A little more than a year ago in 2010, Wikileaks published documents that had a profound impact on the way loss of life in the "war on terror" is viewed. They showed the gross misconducts of military officials to cover up civilian deaths as "terrorist deaths." They showed the backlash in Afghan villages when innocent people are killed, by US or NATO troops barging into houses in night raids. Small sums of money are offered to the enraged families, as if the deaths of their loved ones can be bought and sold as some sort of commodity.

On this ten year anniversary, we should remember that;



2996 civilians died in the 9/11 attacks on the World Trade Center.

The civilian death toll in Afghanistan is nearly impossible to even estimate.

Over 90, 000 civilians have died in Iraq since 2003.




And lastly, I think that it is important to remember that this mass carnage is not over. And that perhaps it should be. And that maybe it is about high time to consider that we have been waging a war of "justice and peace" when it has brought none.

"Justice will bring peace. Not intelligence wars against 'world terror.' But our leaders will not admit this." Robert Fisk

6 comments:

John Dobbin said...

Curious as to what response in Afghanistan you might have advocated.

I personally believe some response was necessary as long as a safe haven existed.

The problem is that once in, there was no real plan to get out.

The "surgical" airstrikes of the past had not worked. Perhaps an in and out ground force?

Graham said...

I would have, John, advocated for a declaration of war against Al Qeada.

Not a ten year occupation of Afghanistan.

Not baseless facts on which to invade other sovereign nations. Not drones that drop bombs in secret. Not assassination squads. Not indiscriminate night raids. Not a witch hunt, for a witch whose identity we knew.

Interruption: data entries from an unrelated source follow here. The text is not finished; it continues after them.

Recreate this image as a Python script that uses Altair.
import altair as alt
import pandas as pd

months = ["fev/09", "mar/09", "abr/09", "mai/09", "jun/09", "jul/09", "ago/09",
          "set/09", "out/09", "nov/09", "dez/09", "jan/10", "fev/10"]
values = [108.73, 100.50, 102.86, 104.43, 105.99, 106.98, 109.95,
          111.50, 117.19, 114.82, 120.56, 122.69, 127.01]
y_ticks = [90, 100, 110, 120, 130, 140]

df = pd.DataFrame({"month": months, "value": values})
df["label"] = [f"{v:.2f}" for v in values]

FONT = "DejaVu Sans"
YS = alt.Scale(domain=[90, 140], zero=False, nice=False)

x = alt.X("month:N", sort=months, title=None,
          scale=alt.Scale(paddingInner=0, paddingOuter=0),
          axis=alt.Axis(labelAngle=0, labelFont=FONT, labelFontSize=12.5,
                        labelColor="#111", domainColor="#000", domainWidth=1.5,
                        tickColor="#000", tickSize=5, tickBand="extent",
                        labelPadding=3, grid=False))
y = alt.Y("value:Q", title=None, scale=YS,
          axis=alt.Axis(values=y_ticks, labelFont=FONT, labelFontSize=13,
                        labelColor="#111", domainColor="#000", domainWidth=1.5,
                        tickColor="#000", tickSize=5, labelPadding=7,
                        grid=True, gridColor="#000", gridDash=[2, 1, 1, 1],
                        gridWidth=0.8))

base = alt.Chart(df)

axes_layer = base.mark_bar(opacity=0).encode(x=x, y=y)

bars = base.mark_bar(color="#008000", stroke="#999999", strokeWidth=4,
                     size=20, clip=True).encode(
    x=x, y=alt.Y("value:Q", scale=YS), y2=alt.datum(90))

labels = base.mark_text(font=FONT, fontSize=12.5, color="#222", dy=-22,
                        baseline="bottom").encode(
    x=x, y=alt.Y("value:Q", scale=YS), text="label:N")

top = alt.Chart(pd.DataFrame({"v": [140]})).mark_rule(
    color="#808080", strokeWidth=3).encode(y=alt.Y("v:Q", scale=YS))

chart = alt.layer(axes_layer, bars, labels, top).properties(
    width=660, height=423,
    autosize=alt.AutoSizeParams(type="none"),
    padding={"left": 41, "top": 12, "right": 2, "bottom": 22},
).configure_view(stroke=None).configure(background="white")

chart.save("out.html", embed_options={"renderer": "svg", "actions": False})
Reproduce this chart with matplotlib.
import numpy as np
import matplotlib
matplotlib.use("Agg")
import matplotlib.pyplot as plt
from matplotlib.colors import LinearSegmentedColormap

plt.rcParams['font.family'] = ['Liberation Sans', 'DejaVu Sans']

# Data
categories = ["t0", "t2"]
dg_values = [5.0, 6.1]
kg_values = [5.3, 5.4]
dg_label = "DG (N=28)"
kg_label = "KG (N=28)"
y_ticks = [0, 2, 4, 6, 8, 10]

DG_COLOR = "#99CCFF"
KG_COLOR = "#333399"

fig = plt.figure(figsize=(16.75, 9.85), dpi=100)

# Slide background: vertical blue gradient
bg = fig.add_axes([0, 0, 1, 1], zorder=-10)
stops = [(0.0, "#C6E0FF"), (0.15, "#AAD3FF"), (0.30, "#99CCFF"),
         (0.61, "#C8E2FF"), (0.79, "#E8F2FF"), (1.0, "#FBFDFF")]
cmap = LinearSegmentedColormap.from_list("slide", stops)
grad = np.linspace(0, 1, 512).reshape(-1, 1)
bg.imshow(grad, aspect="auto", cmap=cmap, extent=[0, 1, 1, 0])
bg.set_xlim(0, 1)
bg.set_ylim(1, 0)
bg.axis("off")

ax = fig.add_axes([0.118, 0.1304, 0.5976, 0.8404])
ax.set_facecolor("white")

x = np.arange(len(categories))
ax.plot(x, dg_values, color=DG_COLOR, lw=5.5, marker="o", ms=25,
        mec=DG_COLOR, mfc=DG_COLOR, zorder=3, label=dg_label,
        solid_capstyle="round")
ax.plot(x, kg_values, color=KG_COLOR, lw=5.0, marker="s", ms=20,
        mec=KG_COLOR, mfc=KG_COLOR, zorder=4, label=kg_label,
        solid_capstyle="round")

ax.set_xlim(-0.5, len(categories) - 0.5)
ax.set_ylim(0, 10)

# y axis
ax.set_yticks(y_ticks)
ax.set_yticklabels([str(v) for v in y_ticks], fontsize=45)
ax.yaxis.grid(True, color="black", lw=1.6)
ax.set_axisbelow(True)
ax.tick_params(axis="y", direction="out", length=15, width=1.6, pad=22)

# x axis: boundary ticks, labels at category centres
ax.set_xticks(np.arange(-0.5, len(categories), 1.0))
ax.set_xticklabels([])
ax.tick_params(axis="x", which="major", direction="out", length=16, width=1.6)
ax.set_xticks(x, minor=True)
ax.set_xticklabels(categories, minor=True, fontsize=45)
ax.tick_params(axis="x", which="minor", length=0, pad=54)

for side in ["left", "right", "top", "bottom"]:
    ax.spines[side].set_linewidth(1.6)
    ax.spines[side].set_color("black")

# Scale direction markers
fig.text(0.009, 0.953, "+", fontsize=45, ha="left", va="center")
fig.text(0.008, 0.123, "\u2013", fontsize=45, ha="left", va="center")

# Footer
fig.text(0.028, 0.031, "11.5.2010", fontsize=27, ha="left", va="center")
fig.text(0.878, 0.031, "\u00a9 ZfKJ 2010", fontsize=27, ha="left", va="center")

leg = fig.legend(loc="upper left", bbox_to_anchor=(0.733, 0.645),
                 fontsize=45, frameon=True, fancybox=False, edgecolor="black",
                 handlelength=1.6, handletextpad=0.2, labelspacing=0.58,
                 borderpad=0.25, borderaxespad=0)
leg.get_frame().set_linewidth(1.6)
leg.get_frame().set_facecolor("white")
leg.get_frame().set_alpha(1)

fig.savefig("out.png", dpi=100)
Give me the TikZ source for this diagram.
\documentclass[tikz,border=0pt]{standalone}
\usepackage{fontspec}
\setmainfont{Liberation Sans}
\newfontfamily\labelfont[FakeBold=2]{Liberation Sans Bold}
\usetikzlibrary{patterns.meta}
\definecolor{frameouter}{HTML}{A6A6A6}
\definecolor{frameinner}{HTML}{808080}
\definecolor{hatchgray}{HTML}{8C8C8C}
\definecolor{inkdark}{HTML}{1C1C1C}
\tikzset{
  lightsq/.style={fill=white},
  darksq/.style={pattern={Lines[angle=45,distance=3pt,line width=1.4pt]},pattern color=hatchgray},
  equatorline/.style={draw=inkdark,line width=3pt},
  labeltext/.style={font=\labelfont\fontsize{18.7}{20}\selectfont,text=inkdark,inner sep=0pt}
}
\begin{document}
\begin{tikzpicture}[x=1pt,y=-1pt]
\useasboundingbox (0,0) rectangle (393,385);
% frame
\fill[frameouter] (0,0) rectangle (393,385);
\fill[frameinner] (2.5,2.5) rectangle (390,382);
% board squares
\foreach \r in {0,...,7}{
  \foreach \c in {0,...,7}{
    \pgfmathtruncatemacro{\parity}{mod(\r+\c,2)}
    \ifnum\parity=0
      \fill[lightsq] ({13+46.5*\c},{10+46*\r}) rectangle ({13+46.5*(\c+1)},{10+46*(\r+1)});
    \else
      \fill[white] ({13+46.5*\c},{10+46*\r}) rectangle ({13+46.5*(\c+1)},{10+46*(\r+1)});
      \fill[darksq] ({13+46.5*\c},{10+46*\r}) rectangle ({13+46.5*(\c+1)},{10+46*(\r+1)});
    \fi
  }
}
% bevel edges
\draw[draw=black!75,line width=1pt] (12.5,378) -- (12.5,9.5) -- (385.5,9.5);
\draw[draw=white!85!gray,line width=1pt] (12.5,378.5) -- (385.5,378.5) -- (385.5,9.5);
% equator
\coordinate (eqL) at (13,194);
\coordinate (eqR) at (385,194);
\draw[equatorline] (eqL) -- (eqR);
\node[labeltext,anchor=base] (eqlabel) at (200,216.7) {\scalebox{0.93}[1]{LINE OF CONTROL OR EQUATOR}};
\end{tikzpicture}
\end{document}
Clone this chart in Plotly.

More problems arose once we "got in," not only was there "no real plan to get out," but we also had the unfortunate guilt on our conscience of having bombed a nation into oblivion, now we had to fix it...by giving our own corporations the contracts and ignoring the Afghans and Iraqis who were out of jobs and in total poverty.

It is not just a question of which response I would have "advocated," but what I rail against so hard is rather the direction the collective narrative has been taken, and the spoon-fed press releases that have been absorbed by the western world. Terrorists is bad. Us is good. Al Qeada is bad, therefore, Afghanistan is bad.

Surely the greatest thing I can advocate - against - is the whole of "the global war on terror," the biggest farce of all, a full realization of the military industrial complex, a war perpetuated for profits, a war that can go any place, any time, for any reason, in any country, and occupy it for however long.

That, is what should scare us the most.

John Dobbin said...

The issue of what to do with states that harbour and abet terrorism is a profound one.

Being in Afghanistan as long as we have probably has not led to conditions where Al Qeada simply doesn't set up the moment we leave. And that is pretty scary.

What to do about a terrorist group that feels safe to operate in certain countries of the world?

Graham said...

John, Al Qeada currently DOES feel safe to operateIn certain countries. You're thinking much too narrow about it, no, they may not move back to Afghanistan when we leave. Thats because it has been occupied for ten years. Same goes for Iraq.

There are a half dozen other "istans" that they can operate from. Including Pakistan, where they demonstrated quite clearly that they were able to operate from within a country that was supposedly an ally in the "global war on terror."

They can go anywhere and do what it is they do. Across the whole Middle East.

John Dobbin said...

As I said, what to do about those nations? There was abject failure to deal with Al Qaeda in Afghanistan before 2003 just as there is failure to deal with it in Pakistan.

I have had this discussion with a few people about what options are available. Certainly a ten year war in Afghanistan hasn't eliminated the threat.

However, I have met people who also oppose intelligence gathering as spying, any military action has belligerence and any countering of terrorism as an affront to freedom, as racism and anti-Muslim.

One wonders when any and all action is opposed whether we just try have to accept that we'll be attacked from time to time and nothing is to be done about it.

Graham said...

I would agree. You can't please all of the people all of the time, right?

What empire, err, nation, in the history of civilization has been left alone, not been attacked, or never had to defend itself?

We are only surprised because while living our most carefree lives, we never believed it could happen to us. As if fighting wars was in the past, despite the insane Defense budget of the United States.

Funny, the one country that spends the most on war, was the most surprised to be attacked.